Timeout policies set hard limits. A session starts on authentication. The platform tracks activity in memory or distributed store. Once the configured threshold passes without activity—or when absolute time expires—the system closes the session, clears cached credentials, and denies further calls.

Enforcing session timeout in a PaaS stack means integrating timeout logic into the authentication and authorization layers. This requires:

  • Configurable timeout intervals for different user roles and services.
  • Idle timeout detection using server-side timers, not just client-side scripts.
  • Absolute timeout enforcement regardless of activity to prevent long-lived token abuse.
  • Secure cleanup routines to destroy session data and revoke tokens instantly.

Developers implementing PaaS session timeout enforcement often choose middleware or gateway-level controls. Reverse proxies, API gateways, and service meshes can carry timeout logic across all endpoints. Coupled with strong logging, this configuration allows for real-time detection of unusual behavior when sessions end.

Security standards push for short idle timeouts with explicit re-authentication. Compliance frameworks link this to audit trails; a session that ends cleanly leaves evidence of controlled entry and exit. In distributed PaaS environments, the session state should be stored in a centralized datastore for consistency—even under high availability setups.

Timeout enforcement is part of performance tuning. Stale sessions consume memory, hold locks, and slow down concurrent requests. By killing dead sessions, the platform frees resources, lowers risk, and improves scaling under load.

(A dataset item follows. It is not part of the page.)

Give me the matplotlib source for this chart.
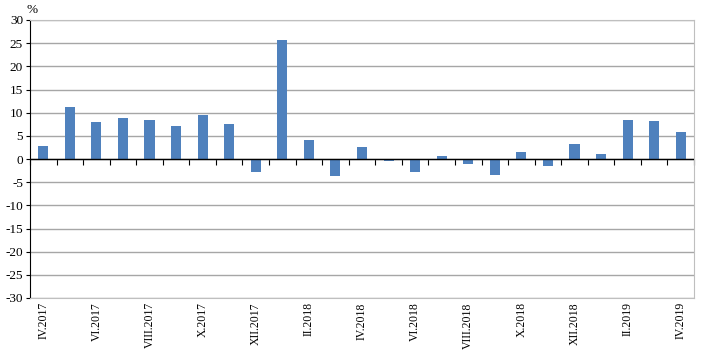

Designing the timeout policy is not a guess. Measure session behavior, test edge cases, and keep the threshold tight without harming usability. Use token lifetimes that align with session windows. Bind both to the same enforcement logic to avoid mismatches.

The strongest PaaS platforms treat session timeout enforcement as a first-class feature. Weak enforcement invites breaches, slows the system, and undermines customer trust. Strong enforcement builds resilience into every interaction.